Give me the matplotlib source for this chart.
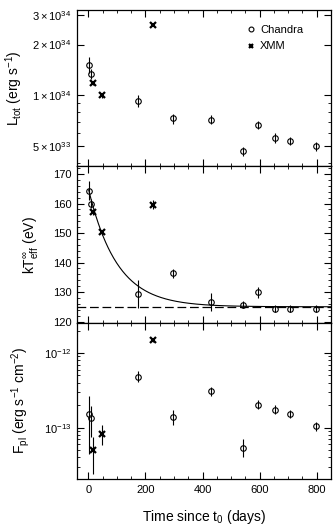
import numpy as np
import matplotlib
matplotlib.use('Agg')
import matplotlib.pyplot as plt
from matplotlib.lines import Line2D
from matplotlib.ticker import FixedLocator, FixedFormatter, MultipleLocator, LogLocator, NullFormatter

plt.rcParams['font.family'] = ['Liberation Sans', 'DejaVu Sans']
plt.rcParams['mathtext.fontset'] = 'custom'
plt.rcParams['mathtext.rm'] = 'Liberation Sans'
plt.rcParams['mathtext.it'] = 'Liberation Sans:italic'
plt.rcParams['mathtext.default'] = 'rm'

# Chandra observations
t_chandra = [1, 10, 174, 298, 431, 541, 593, 654, 707, 798]
L_chandra = [1.52e34, 1.34e34, 9.3e33, 7.3e33, 7.2e33, 4.68e33, 6.7e33, 5.6e33, 5.4e33, 5.0e33]
L_chandra_err = [1.6e33, 0.9e33, 0.75e33, 0.5e33, 0.45e33, 0.3e33, 0.4e33, 0.35e33, 0.3e33, 0.3e33]
kT_chandra = [164.4, 159.9, 129.4, 136.3, 126.6, 125.7, 129.9, 124.4, 124.4, 124.4]
kT_chandra_err = [3.2, 1.5, 4.7, 1.5, 3.0, 1.2, 1.8, 1.3, 1.3, 1.3]
F_chandra = [1.54e-13, 1.34e-13, 4.83e-13, 1.37e-13, 3.08e-13, 5.4e-14, 2.03e-13, 1.75e-13, 1.52e-13, 1.04e-13]
F_chandra_lo = [4.5e-14, 7.4e-14, 4.1e-13, 1.08e-13, 2.68e-13, 4.1e-14, 1.77e-13, 1.53e-13, 1.33e-13, 0.9e-13]
F_chandra_hi = [2.65e-13, 1.98e-13, 5.7e-13, 1.72e-13, 3.55e-13, 7.1e-14, 2.33e-13, 2.0e-13, 1.74e-13, 1.2e-13]

# XMM observations
t_xmm = [16, 48, 225]
L_xmm = [1.18e34, 1.0e34, 2.61e34]
L_xmm_err = [0.3e33, 0.3e33, 0.5e33]
kT_xmm = [157.2, 150.2, 159.6]
kT_xmm_err = [1.0, 1.0, 1.5]
F_xmm = [4.98e-14, 8.3e-14, 1.5e-12]
F_xmm_lo = [2.4e-14, 5.9e-14, 1.42e-12]
F_xmm_hi = [7.5e-14, 1.1e-13, 1.58e-12]

# exponential cooling fit: kT = kT_inf + A exp(-t / tau)
kT_inf = 125.0
fit_A = 40.0
fit_tau = 100.0


def asym(vals, lo, hi):
    vals = np.array(vals)
    return [vals - np.array(lo), np.array(hi) - vals]


fig, axes = plt.subplots(3, 1, figsize=(3.34, 5.30), dpi=100, sharex=True)
fig.subplots_adjust(left=0.2305, right=0.991, top=0.981, bottom=0.0962, hspace=0)
ax1, ax2, ax3 = axes

ckw = dict(fmt='o', ms=4, mfc='none', mec='black', mew=0.8, ecolor='black', elinewidth=0.8, capsize=0, color='black')
xkw = dict(fmt='x', ms=4, mec='black', mew=1.6, ecolor='black', elinewidth=0.8, capsize=0, color='black')

# top: total luminosity
ax1.errorbar(t_chandra, L_chandra, yerr=L_chandra_err, **ckw)
ax1.errorbar(t_xmm, L_xmm, yerr=L_xmm_err, **xkw)
ax1.set_yscale('log')
ax1.set_ylim(3.8e33, 3.2e34)
ax1.yaxis.set_major_locator(FixedLocator([5e33, 1e34, 2e34, 3e34]))
ax1.yaxis.set_major_formatter(FixedFormatter([r'$5\times10^{33}$', r'$1\times10^{34}$',
                                              r'$2\times10^{34}$', r'$3\times10^{34}$']))
ax1.yaxis.set_minor_locator(LogLocator(base=10, subs=np.arange(1, 10) * 1.0, numticks=20))
ax1.yaxis.set_minor_formatter(NullFormatter())
ax1.set_ylabel(r'L$_{tot}$ (erg s$^{-1}$)', fontsize=10, labelpad=5)
handles = [Line2D([], [], ls='none', marker='o', ms=3.5, mfc='none', mec='black', mew=0.8),
           Line2D([], [], ls='none', marker='x', ms=3.5, mec='black', mew=1.6)]
ax1.legend(handles, ['Chandra', 'XMM'], loc='upper right', bbox_to_anchor=(0.93, 0.97),
           frameon=False, fontsize=8, handletextpad=0.1, handlelength=1.5,
           borderaxespad=0.5, labelspacing=0.6)

# middle: temperature
tt = np.linspace(1, 850, 400)
ax2.plot(tt, kT_inf + fit_A * np.exp(-tt / fit_tau), color='black', lw=0.8)
ax2.axhline(kT_inf, color='black', lw=0.9, ls=(0, (7, 3)))
ax2.errorbar(t_chandra, kT_chandra, yerr=kT_chandra_err, **ckw)
ax2.errorbar(t_xmm, kT_xmm, yerr=kT_xmm_err, **xkw)
ax2.set_ylim(119.6, 172.6)
ax2.yaxis.set_major_locator(MultipleLocator(10))
ax2.yaxis.set_minor_locator(MultipleLocator(2))
ax2.set_ylabel(r'kT$_{eff}^{\infty}$ (eV)', fontsize=10, labelpad=9)

# bottom: power-law flux
ax3.errorbar(t_chandra, F_chandra, yerr=asym(F_chandra, F_chandra_lo, F_chandra_hi), **ckw)
ax3.errorbar(t_xmm, F_xmm, yerr=asym(F_xmm, F_xmm_lo, F_xmm_hi), **xkw)
ax3.set_yscale('log')
ax3.set_ylim(2.05e-14, 2.55e-12)
ax3.yaxis.set_major_locator(FixedLocator([1e-13, 1e-12]))
ax3.yaxis.set_major_formatter(FixedFormatter([r'$10^{-13}$', r'$10^{-12}$']))
ax3.yaxis.set_minor_locator(LogLocator(base=10, subs=np.arange(1, 10) * 1.0, numticks=20))
ax3.yaxis.set_minor_formatter(NullFormatter())
ax3.set_ylabel(r'F$_{pl}$ (erg s$^{-1}$ cm$^{-2}$)', fontsize=10, labelpad=9)
ax3.set_xlabel(r'Time since t$_0$ (days)', fontsize=10, labelpad=10)

ax3.set_xlim(-40, 850)
ax3.xaxis.set_major_locator(MultipleLocator(200))
ax3.xaxis.set_minor_locator(MultipleLocator(50))

for ax in axes:
    ax.tick_params(which='both', direction='in', top=True, right=True, labelsize=8, pad=4)
    ax.tick_params(which='major', length=5, width=0.8)
    ax.tick_params(which='minor', length=2.5, width=0.6)
    for s in ax.spines.values():
        s.set_linewidth(0.9)

fig.savefig('out.png', dpi=100)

::::::

_Problem description_
Retype the listing exactly. Pictures do not belong in the copy.

_Final result_
Give me the matplotlib source for this chart.
import numpy as np
import matplotlib
matplotlib.use('Agg')
import matplotlib.pyplot as plt
from matplotlib.lines import Line2D
from matplotlib.ticker import FixedLocator, FixedFormatter, MultipleLocator, LogLocator, NullFormatter

plt.rcParams['font.family'] = ['Liberation Sans', 'DejaVu Sans']
plt.rcParams['mathtext.fontset'] = 'custom'
plt.rcParams['mathtext.rm'] = 'Liberation Sans'
plt.rcParams['mathtext.it'] = 'Liberation Sans:italic'
plt.rcParams['mathtext.default'] = 'rm'

# Chandra observations
t_chandra = [1, 10, 174, 298, 431, 541, 593, 654, 707, 798]
L_chandra = [1.52e34, 1.34e34, 9.3e33, 7.3e33, 7.2e33, 4.68e33, 6.7e33, 5.6e33, 5.4e33, 5.0e33]
L_chandra_err = [1.6e33, 0.9e33, 0.75e33, 0.5e33, 0.45e33, 0.3e33, 0.4e33, 0.35e33, 0.3e33, 0.3e33]
kT_chandra = [164.4, 159.9, 129.4, 136.3, 126.6, 125.7, 129.9, 124.4, 124.4, 124.4]
kT_chandra_err = [3.2, 1.5, 4.7, 1.5, 3.0, 1.2, 1.8, 1.3, 1.3, 1.3]
F_chandra = [1.54e-13, 1.34e-13, 4.83e-13, 1.37e-13, 3.08e-13, 5.4e-14, 2.03e-13, 1.75e-13, 1.52e-13, 1.04e-13]
F_chandra_lo = [4.5e-14, 7.4e-14, 4.1e-13, 1.08e-13, 2.68e-13, 4.1e-14, 1.77e-13, 1.53e-13, 1.33e-13, 0.9e-13]
F_chandra_hi = [2.65e-13, 1.98e-13, 5.7e-13, 1.72e-13, 3.55e-13, 7.1e-14, 2.33e-13, 2.0e-13, 1.74e-13, 1.2e-13]

# XMM observations
t_xmm = [16, 48, 225]
L_xmm = [1.18e34, 1.0e34, 2.61e34]
L_xmm_err = [0.3e33, 0.3e33, 0.5e33]
kT_xmm = [157.2, 150.2, 159.6]
kT_xmm_err = [1.0, 1.0, 1.5]
F_xmm = [4.98e-14, 8.3e-14, 1.5e-12]
F_xmm_lo = [2.4e-14, 5.9e-14, 1.42e-12]
F_xmm_hi = [7.5e-14, 1.1e-13, 1.58e-12]

# exponential cooling fit: kT = kT_inf + A exp(-t / tau)
kT_inf = 125.0
fit_A = 40.0
fit_tau = 100.0


def asym(vals, lo, hi):
    vals = np.array(vals)
    return [vals - np.array(lo), np.array(hi) - vals]


fig, axes = plt.subplots(3, 1, figsize=(3.34, 5.30), dpi=100, sharex=True)
fig.subplots_adjust(left=0.2305, right=0.991, top=0.981, bottom=0.0962, hspace=0)
ax1, ax2, ax3 = axes

ckw = dict(fmt='o', ms=4, mfc='none', mec='black', mew=0.8, ecolor='black', elinewidth=0.8, capsize=0, color='black')
xkw = dict(fmt='x', ms=4, mec='black', mew=1.6, ecolor='black', elinewidth=0.8, capsize=0, color='black')

# top: total luminosity
ax1.errorbar(t_chandra, L_chandra, yerr=L_chandra_err, **ckw)
ax1.errorbar(t_xmm, L_xmm, yerr=L_xmm_err, **xkw)
ax1.set_yscale('log')
ax1.set_ylim(3.8e33, 3.2e34)
ax1.yaxis.set_major_locator(FixedLocator([5e33, 1e34, 2e34, 3e34]))
ax1.yaxis.set_major_formatter(FixedFormatter([r'$5\times10^{33}$', r'$1\times10^{34}$',
                                              r'$2\times10^{34}$', r'$3\times10^{34}$']))
ax1.yaxis.set_minor_locator(LogLocator(base=10, subs=np.arange(1, 10) * 1.0, numticks=20))
ax1.yaxis.set_minor_formatter(NullFormatter())
ax1.set_ylabel(r'L$_{tot}$ (erg s$^{-1}$)', fontsize=10, labelpad=5)
handles = [Line2D([], [], ls='none', marker='o', ms=3.5, mfc='none', mec='black', mew=0.8),
           Line2D([], [], ls='none', marker='x', ms=3.5, mec='black', mew=1.6)]
ax1.legend(handles, ['Chandra', 'XMM'], loc='upper right', bbox_to_anchor=(0.93, 0.97),
           frameon=False, fontsize=8, handletextpad=0.1, handlelength=1.5,
           borderaxespad=0.5, labelspacing=0.6)

# middle: temperature
tt = np.linspace(1, 850, 400)
ax2.plot(tt, kT_inf + fit_A * np.exp(-tt / fit_tau), color='black', lw=0.8)
ax2.axhline(kT_inf, color='black', lw=0.9, ls=(0, (7, 3)))
ax2.errorbar(t_chandra, kT_chandra, yerr=kT_chandra_err, **ckw)
ax2.errorbar(t_xmm, kT_xmm, yerr=kT_xmm_err, **xkw)
ax2.set_ylim(119.6, 172.6)
ax2.yaxis.set_major_locator(MultipleLocator(10))
ax2.yaxis.set_minor_locator(MultipleLocator(2))
ax2.set_ylabel(r'kT$_{eff}^{\infty}$ (eV)', fontsize=10, labelpad=9)

# bottom: power-law flux
ax3.errorbar(t_chandra, F_chandra, yerr=asym(F_chandra, F_chandra_lo, F_chandra_hi), **ckw)
ax3.errorbar(t_xmm, F_xmm, yerr=asym(F_xmm, F_xmm_lo, F_xmm_hi), **xkw)
ax3.set_yscale('log')
ax3.set_ylim(2.05e-14, 2.55e-12)
ax3.yaxis.set_major_locator(FixedLocator([1e-13, 1e-12]))
ax3.yaxis.set_major_formatter(FixedFormatter([r'$10^{-13}$', r'$10^{-12}$']))
ax3.yaxis.set_minor_locator(LogLocator(base=10, subs=np.arange(1, 10) * 1.0, numticks=20))
ax3.yaxis.set_minor_formatter(NullFormatter())
ax3.set_ylabel(r'F$_{pl}$ (erg s$^{-1}$ cm$^{-2}$)', fontsize=10, labelpad=9)
ax3.set_xlabel(r'Time since t$_0$ (days)', fontsize=10, labelpad=10)

ax3.set_xlim(-40, 850)
ax3.xaxis.set_major_locator(MultipleLocator(200))
ax3.xaxis.set_minor_locator(MultipleLocator(50))

for ax in axes:
    ax.tick_params(which='both', direction='in', top=True, right=True, labelsize=8, pad=4)
    ax.tick_params(which='major', length=5, width=0.8)
    ax.tick_params(which='minor', length=2.5, width=0.6)
    for s in ax.spines.values():
        s.set_linewidth(0.9)

fig.savefig('out.png', dpi=100)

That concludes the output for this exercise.